Saved entries:

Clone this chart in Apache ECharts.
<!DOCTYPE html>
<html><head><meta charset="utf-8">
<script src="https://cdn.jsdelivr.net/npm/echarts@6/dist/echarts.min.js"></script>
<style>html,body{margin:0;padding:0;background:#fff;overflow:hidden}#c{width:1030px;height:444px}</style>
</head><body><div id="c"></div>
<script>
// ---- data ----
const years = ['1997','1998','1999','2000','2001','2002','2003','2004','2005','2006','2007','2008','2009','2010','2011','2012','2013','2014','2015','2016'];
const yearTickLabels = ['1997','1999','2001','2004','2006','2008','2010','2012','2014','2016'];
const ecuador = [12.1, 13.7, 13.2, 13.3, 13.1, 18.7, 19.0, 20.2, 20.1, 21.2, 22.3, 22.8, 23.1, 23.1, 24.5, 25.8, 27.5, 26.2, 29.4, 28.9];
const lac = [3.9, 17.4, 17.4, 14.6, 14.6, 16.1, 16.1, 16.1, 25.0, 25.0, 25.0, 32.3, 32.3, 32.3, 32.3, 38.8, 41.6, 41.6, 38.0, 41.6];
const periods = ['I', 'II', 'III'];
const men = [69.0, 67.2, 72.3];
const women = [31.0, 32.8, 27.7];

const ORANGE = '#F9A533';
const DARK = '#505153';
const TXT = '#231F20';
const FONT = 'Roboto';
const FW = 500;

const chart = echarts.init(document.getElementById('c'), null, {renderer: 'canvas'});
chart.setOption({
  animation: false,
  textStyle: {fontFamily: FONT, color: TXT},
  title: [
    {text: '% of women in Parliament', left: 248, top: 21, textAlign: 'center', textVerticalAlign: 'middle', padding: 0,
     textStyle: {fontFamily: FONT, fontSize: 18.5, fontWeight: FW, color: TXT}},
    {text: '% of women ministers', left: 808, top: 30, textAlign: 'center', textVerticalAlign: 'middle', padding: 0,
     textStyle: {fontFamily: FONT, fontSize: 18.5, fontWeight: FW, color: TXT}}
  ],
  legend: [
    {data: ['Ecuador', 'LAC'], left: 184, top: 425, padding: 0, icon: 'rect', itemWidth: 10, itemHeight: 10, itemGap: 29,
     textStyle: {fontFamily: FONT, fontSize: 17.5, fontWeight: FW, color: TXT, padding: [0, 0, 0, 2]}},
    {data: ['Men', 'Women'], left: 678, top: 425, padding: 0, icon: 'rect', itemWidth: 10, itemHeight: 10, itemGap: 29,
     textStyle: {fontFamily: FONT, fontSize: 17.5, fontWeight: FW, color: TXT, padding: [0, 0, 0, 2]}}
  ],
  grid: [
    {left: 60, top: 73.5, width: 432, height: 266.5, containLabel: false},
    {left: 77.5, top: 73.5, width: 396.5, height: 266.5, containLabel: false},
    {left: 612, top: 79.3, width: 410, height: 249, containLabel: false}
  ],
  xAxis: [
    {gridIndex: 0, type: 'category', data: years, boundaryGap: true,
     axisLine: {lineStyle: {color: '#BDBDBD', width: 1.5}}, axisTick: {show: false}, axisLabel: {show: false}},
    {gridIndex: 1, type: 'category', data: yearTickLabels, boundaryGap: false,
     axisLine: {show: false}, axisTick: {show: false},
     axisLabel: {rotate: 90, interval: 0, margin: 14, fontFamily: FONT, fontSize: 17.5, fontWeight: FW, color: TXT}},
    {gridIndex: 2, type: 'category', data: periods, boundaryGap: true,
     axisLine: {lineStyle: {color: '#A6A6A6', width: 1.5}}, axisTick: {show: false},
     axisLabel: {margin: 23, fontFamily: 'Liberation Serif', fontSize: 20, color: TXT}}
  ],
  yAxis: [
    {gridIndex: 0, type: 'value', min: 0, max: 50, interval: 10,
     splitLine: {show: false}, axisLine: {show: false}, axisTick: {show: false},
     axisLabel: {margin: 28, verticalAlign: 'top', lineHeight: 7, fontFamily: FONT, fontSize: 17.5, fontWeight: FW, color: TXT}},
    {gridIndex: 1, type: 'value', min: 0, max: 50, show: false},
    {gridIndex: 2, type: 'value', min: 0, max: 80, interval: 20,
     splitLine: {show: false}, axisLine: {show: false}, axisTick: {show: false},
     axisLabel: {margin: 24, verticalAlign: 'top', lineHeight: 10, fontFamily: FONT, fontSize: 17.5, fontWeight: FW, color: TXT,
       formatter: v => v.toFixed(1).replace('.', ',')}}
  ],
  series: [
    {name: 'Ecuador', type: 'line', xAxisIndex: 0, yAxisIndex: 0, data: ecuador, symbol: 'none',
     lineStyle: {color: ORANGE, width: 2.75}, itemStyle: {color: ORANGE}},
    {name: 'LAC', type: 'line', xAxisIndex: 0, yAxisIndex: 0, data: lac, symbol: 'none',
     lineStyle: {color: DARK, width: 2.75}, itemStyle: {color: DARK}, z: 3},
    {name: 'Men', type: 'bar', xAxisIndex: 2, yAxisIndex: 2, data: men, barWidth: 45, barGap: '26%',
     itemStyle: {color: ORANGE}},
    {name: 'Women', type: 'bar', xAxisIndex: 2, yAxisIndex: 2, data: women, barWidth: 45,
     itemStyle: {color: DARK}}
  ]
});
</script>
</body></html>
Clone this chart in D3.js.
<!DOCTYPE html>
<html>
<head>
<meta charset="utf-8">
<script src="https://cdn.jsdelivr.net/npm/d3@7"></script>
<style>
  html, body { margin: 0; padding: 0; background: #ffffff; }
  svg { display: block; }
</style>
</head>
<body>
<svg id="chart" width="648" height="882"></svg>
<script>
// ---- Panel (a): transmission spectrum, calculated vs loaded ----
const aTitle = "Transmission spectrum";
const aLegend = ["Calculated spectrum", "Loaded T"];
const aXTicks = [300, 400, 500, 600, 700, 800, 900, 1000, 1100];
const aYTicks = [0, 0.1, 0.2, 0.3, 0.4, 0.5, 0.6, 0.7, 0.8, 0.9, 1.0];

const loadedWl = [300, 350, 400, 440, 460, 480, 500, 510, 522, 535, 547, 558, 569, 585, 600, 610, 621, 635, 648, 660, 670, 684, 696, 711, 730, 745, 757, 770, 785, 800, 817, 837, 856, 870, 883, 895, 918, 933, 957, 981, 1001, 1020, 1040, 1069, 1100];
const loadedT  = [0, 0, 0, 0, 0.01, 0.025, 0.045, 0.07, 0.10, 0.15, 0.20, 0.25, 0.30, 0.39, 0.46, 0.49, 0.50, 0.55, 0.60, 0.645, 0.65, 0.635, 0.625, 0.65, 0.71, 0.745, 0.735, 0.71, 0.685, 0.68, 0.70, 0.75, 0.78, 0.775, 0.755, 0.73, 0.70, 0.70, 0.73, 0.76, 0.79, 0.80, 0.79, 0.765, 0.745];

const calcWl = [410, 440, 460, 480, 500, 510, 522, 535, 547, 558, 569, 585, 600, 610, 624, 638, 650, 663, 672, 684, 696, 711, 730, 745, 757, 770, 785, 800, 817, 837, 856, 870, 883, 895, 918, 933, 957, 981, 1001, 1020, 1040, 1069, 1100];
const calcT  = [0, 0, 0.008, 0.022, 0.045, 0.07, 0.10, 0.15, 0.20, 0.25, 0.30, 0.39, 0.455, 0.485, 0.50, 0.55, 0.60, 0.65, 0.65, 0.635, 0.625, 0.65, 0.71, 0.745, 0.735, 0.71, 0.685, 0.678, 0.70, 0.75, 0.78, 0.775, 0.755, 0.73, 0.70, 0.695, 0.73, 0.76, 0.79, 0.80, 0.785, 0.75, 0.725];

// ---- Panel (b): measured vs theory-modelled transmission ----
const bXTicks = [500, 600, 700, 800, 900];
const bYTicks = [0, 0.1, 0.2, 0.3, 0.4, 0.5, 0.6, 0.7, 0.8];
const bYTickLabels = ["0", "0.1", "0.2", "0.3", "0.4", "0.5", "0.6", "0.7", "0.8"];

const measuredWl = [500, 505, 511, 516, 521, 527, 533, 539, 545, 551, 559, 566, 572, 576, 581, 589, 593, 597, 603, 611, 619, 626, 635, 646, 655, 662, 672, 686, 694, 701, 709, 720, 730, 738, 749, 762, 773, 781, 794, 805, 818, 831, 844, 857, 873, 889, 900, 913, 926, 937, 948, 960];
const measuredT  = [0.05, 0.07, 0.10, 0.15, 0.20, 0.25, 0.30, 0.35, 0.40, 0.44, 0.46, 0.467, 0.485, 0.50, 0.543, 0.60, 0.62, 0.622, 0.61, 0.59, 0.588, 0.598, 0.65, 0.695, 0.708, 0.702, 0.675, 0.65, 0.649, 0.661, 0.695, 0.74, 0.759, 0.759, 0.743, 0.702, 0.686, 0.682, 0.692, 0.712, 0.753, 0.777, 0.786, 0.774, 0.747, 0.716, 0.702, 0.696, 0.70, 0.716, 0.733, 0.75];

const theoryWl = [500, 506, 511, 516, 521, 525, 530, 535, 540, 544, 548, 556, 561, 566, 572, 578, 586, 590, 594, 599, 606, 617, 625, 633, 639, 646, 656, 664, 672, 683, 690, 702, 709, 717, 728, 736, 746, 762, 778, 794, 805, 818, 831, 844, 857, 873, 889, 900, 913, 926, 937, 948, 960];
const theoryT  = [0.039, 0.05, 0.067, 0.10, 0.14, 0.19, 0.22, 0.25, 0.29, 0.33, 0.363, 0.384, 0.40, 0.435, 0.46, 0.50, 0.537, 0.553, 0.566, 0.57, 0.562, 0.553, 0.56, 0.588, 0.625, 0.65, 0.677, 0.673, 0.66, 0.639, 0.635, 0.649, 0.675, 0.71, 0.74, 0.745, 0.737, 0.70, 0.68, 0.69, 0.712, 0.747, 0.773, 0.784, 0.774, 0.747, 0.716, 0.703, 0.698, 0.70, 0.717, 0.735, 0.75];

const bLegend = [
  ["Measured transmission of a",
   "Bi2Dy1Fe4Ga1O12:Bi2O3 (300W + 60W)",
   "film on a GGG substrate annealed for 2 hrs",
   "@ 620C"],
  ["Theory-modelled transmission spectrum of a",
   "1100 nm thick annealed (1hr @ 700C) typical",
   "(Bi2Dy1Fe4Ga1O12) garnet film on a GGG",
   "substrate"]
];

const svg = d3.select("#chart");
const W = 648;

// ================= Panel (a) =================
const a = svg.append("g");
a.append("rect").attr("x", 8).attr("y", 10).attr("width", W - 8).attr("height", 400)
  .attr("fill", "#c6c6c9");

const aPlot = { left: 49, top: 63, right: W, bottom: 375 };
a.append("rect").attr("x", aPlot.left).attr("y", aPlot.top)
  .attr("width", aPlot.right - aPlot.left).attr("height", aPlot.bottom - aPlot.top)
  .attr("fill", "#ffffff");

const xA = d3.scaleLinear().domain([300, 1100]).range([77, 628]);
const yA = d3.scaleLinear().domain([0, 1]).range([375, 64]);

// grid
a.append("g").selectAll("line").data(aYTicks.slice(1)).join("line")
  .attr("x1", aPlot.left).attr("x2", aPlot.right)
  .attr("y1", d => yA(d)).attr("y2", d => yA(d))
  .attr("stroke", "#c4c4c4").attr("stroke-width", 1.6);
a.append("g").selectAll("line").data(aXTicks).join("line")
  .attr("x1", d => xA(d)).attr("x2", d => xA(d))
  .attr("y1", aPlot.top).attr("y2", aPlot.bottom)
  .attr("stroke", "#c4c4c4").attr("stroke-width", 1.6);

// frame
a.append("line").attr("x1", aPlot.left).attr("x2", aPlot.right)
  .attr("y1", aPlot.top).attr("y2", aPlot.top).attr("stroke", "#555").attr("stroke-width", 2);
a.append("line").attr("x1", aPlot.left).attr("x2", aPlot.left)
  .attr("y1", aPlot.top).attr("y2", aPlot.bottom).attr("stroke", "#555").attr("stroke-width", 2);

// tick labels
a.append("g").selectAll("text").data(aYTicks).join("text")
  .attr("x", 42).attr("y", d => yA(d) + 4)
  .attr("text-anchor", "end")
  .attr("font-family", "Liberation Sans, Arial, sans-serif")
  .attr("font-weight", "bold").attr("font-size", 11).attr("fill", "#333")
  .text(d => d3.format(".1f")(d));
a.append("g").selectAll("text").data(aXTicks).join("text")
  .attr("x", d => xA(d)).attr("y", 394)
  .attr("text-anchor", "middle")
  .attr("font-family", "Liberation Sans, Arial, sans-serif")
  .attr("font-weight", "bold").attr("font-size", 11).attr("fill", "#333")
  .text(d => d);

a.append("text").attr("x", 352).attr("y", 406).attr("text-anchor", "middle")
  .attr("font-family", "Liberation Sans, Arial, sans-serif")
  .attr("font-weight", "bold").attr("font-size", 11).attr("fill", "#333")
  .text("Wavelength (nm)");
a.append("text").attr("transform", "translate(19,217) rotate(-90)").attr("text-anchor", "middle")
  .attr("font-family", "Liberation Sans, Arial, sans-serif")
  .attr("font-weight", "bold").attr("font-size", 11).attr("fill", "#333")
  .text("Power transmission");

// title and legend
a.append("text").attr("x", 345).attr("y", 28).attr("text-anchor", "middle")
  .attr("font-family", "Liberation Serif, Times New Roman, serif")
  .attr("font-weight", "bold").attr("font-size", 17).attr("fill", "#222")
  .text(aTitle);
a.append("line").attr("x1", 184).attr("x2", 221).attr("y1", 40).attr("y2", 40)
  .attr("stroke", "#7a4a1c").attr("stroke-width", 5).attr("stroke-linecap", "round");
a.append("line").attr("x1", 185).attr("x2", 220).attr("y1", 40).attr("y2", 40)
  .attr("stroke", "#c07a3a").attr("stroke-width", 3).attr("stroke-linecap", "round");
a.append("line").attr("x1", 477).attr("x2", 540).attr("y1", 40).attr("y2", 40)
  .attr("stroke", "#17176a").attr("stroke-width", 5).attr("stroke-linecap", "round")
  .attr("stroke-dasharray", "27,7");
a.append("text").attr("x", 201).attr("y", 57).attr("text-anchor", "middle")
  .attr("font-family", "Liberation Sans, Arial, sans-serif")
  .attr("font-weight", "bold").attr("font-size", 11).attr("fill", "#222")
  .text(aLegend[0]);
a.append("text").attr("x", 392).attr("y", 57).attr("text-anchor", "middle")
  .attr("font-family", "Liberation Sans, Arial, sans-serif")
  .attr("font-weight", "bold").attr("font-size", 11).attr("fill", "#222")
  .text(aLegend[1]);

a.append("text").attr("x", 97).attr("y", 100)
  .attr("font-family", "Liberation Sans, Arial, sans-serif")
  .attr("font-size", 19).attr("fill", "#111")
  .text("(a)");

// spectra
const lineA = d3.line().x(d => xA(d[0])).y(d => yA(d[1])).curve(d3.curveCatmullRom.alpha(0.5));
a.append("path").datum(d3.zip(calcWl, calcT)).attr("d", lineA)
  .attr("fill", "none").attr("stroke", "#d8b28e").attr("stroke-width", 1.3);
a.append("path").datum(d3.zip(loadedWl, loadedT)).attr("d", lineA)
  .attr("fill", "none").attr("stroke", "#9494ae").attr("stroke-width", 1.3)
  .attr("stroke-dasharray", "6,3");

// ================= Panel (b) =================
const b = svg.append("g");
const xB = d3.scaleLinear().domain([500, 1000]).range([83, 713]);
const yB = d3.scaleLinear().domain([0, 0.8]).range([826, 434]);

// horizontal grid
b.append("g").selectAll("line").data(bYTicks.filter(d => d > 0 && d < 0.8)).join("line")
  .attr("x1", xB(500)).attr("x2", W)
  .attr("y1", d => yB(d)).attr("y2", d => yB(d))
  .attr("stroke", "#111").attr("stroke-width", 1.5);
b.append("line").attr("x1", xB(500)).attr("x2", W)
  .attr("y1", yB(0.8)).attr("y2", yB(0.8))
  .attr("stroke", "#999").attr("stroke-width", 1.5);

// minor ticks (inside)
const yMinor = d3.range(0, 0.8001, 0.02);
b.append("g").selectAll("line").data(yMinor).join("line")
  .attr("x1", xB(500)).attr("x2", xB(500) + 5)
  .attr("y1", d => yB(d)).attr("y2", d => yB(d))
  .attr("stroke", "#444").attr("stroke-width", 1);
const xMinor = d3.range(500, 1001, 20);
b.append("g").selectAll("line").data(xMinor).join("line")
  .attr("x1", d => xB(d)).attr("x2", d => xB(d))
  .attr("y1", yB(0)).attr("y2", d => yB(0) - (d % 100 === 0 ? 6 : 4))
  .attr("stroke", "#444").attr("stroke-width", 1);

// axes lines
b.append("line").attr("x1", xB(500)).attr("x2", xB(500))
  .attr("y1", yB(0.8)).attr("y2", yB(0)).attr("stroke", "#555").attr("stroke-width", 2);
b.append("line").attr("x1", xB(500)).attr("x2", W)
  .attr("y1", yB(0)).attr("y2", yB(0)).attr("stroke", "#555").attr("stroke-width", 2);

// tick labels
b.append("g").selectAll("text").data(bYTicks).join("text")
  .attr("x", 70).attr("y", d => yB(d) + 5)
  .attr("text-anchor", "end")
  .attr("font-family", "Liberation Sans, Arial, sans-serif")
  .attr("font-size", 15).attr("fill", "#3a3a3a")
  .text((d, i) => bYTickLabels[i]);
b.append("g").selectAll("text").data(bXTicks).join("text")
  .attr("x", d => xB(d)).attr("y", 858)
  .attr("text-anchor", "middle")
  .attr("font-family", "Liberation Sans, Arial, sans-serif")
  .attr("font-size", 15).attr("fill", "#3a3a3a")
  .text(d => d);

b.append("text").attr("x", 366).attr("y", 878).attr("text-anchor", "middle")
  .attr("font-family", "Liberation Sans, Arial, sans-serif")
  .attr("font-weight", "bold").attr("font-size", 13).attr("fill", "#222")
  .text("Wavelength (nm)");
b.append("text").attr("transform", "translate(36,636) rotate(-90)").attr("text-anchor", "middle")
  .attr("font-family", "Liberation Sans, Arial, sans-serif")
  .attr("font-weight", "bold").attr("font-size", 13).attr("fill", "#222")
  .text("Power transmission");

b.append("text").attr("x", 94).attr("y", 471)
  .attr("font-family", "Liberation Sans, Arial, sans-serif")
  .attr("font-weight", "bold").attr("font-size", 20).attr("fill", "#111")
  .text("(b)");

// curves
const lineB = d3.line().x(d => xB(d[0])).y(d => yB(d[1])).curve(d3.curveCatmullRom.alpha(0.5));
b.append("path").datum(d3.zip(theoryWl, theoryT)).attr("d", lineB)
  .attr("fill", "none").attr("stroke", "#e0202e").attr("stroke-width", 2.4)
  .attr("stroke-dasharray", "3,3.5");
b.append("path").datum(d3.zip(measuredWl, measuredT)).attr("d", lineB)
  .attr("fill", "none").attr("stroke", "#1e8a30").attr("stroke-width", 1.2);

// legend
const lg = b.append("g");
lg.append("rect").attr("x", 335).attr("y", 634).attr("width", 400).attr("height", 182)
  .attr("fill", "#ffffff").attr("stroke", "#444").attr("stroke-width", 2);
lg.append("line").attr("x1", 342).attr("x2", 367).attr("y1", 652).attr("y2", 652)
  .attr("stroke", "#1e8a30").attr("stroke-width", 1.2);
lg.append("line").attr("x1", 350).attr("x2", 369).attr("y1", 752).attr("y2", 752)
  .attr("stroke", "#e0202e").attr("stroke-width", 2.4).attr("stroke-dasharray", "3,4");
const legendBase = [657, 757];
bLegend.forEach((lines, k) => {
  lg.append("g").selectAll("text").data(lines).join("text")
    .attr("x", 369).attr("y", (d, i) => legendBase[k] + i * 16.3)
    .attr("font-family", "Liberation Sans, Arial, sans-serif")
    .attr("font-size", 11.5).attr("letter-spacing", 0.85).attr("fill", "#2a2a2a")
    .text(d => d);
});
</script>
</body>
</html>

■ **TASK INSTRUCTIONS**
Reproduce verbatim only this range: the first line of the material through the line that contains "const FW = 500;", inclusive.

■ **REPLY TO THE EXERCISE**
Clone this chart in Apache ECharts.
<!DOCTYPE html>
<html><head><meta charset="utf-8">
<script src="https://cdn.jsdelivr.net/npm/echarts@6/dist/echarts.min.js"></script>
<style>html,body{margin:0;padding:0;background:#fff;overflow:hidden}#c{width:1030px;height:444px}</style>
</head><body><div id="c"></div>
<script>
// ---- data ----
const years = ['1997','1998','1999','2000','2001','2002','2003','2004','2005','2006','2007','2008','2009','2010','2011','2012','2013','2014','2015','2016'];
const yearTickLabels = ['1997','1999','2001','2004','2006','2008','2010','2012','2014','2016'];
const ecuador = [12.1, 13.7, 13.2, 13.3, 13.1, 18.7, 19.0, 20.2, 20.1, 21.2, 22.3, 22.8, 23.1, 23.1, 24.5, 25.8, 27.5, 26.2, 29.4, 28.9];
const lac = [3.9, 17.4, 17.4, 14.6, 14.6, 16.1, 16.1, 16.1, 25.0, 25.0, 25.0, 32.3, 32.3, 32.3, 32.3, 38.8, 41.6, 41.6, 38.0, 41.6];
const periods = ['I', 'II', 'III'];
const men = [69.0, 67.2, 72.3];
const women = [31.0, 32.8, 27.7];

const ORANGE = '#F9A533';
const DARK = '#505153';
const TXT = '#231F20';
const FONT = 'Roboto';
const FW = 500;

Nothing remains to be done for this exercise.